[whatwg] embedding meta data for copy/paste usages - possible use case for RDF-in-HTML?
Hallvord R M Steen
hallvors at gmail.com
Mon Jan 19 18:43:33 PST 2009
>> I'd like some way to add meta data to a page that could be integrated
>> with the UA's copy/paste commands.
> These use cases are a good start, but the problem is that you've begun with
> the assumption that copy and paste would be a part of the solution.
That's not a bug, it's a feature :)
Ian said a while ago that coming up with end-user friendly UI ideas
for the RDF stuff was harder than doing the technical work - implying
that if there are no good UI ideas, browser vendors would not find a
nice way to let users use metadata, and many of the use cases for
embedding it in HTML would not really be feasible.
Thus, this *is* a UI proposal, aiming to show that an operation nearly
*all* users are familiar with could be enhanced with richer ways to
embed meta data in HTML.
>> For example, if I copy a sentence from Wikipedia and paste it in some
>> word processor, it would be great if the word processor offered to
>> automatically create a bibliographic entry.
> Do you mean a bibliographic entry that references the source web site, and
> included information such as the URL, title, publication date and author
> That could be a useful feature, even if it could only obtain the URL
> and title easily.
> Often, when writing an article that quotes several websites, it's a time
> consuming process to copy and paste the quote, then the page or article
> title and then the URL to link to it. An editor with a Paste as Quotation
> feature which helped automate that would be useful.
It would be great. I hate the clumsy back-and-forward switching to
copy/paste all those bits of information ;-p
> HTML5 already contains elements that can be used to help obtain this
> information, such as the <title>, <article> and it's associated heading <h1>
> to <h6> and <time>. Obtaining author names might be a little more
> difficult, though perhaps hCard might help.
Indeed. And it's not an either-or counter-suggestion to my proposal,
UAs could fall back to extracting such data if more structured meta
data is not available.
>> If I copy the name of one of my Facebook "friends" and paste it into
>> my OS address book, it would be cool if the contact information was
>> imported automatically. Or maybe I pasted it in my webmail's address
>> book feature, and the same import operation happened..
> I believe this problem is adequately addressed by the hCard microformat and
> various browser extensions that are available for some browsers, like
> Firefox. The solution doesn't need to involve a copy and paste operation.
> It just needs a way to select contact info on the page and export it to an
> address book.
This is way more complicated for most users. Your last sentence IMO is
not an appropriate way to use the word "just", seeing that you need to
find and invoke an "export" command, handle files, find and invoke an
"import" command and clear out the duplicated entries.. This is
impossible for several users I can think of, and even for techies like
us doing so repeatedly will eventually be a chore (even if we CAN, it
doesn't mean that's the way we SHOULD be working).

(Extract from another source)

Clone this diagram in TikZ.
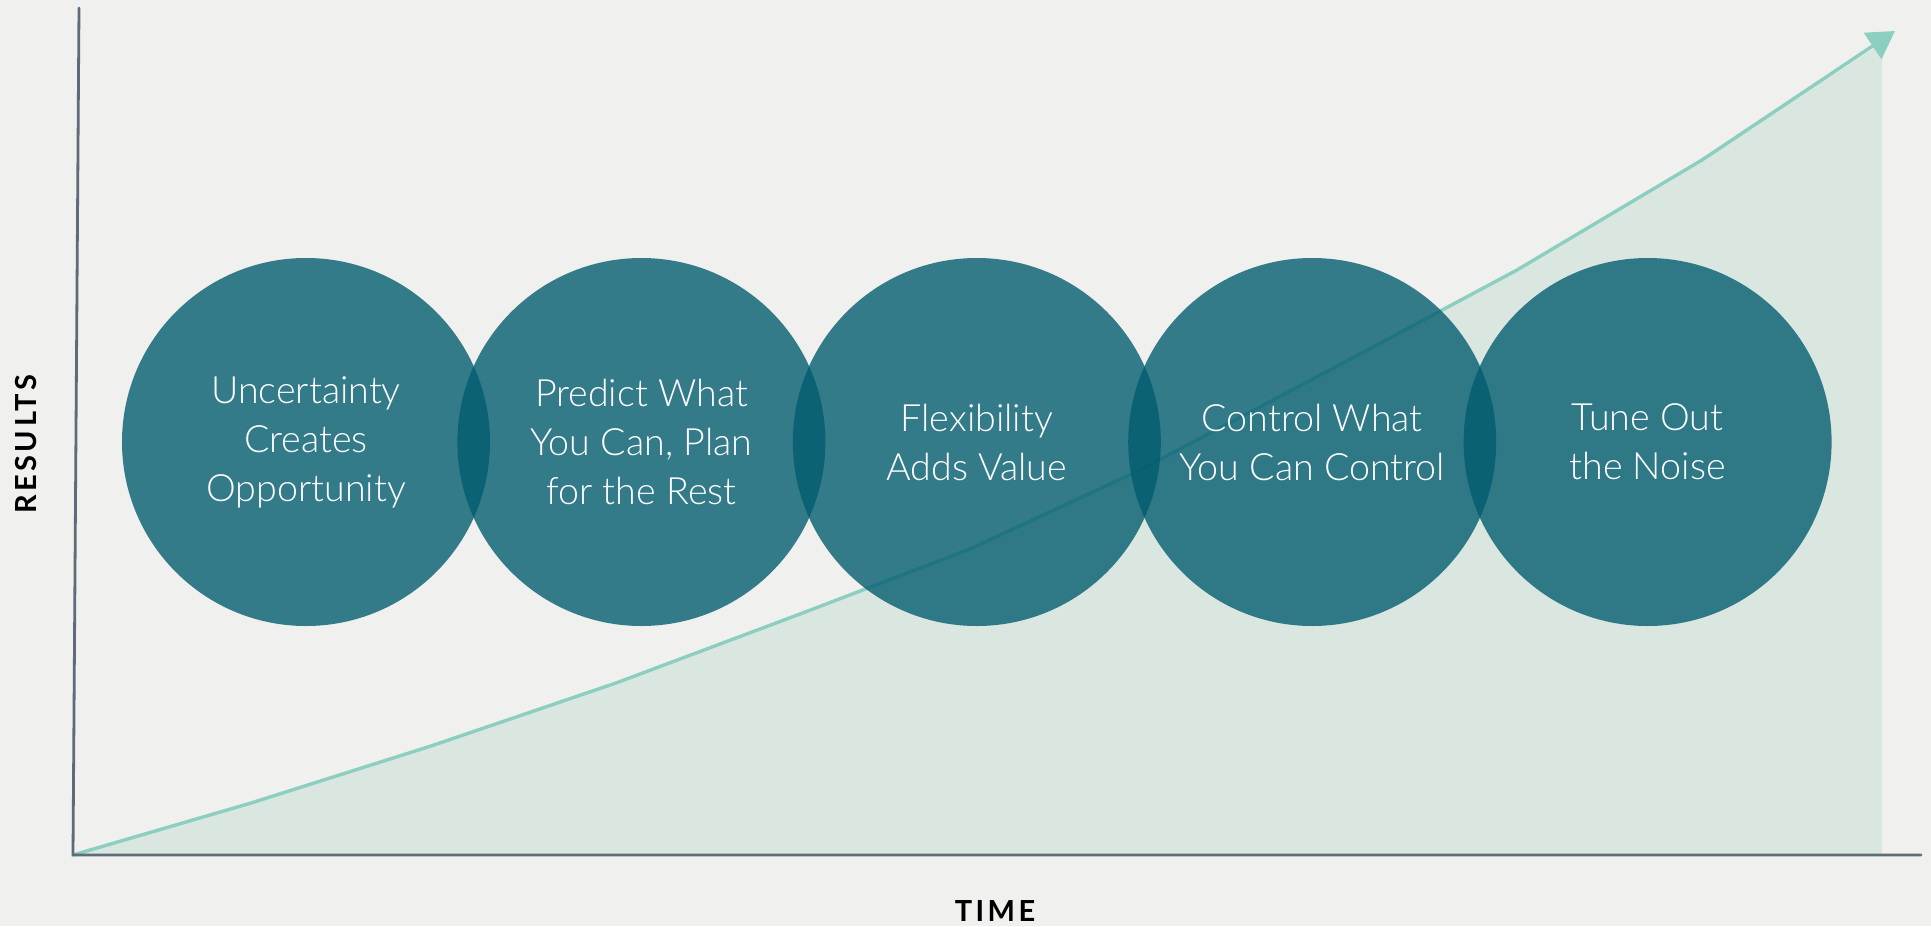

Besides, it doesn't really address the "copy ONE contact's
information" use case well.
Also, should any program that wants to support copy-and-paste of
contact information have to support text/html parsing and look for
class="" values? I guess that would be quite some work for the rather
limited functionality microformats gives you. It would be better with
a microformat-aware UA generating a common meta data interchange
format for the clipboard, and from there there it seems a small step
to allow web page authors to embed richer meta data the UA can use to
generate the clipboard meta data, right there in their HTML.
>> If I select an E-mail in my webmail and copy it, it would be awesome
>> if my desktop mail client would just import the full E-mail with
>> complete headers and different parts if I just switch to the mail
>> client app and paste.
> Couldn't this be solved by the web mail server providing an export feature
> which let the user download the email as an .eml file and open it with their
> mail client?
Of course, that or POP/IMAP access is the way things currently work.
> Again, I don't believe the solution to this requires a copy
> and paste operation.
..but I think it would be more intuitive and user friendly if
something like that worked. (Or drag-and-drop an E-mail from the
webmail to the desktop client/file system/other webmail, which is
basically the same thing).
> However, I'm not sure what problem you're trying to
> solve. Why would a user want to do this? Why can't users who want to
> access their email using a mail client use POP or IMAP?
Granted this use case is a bit more far-fetched (but I know people who
copy E-mails from their Outlook and paste in Windows Explorer! - for
"backing up" or archiving a message they want to keep).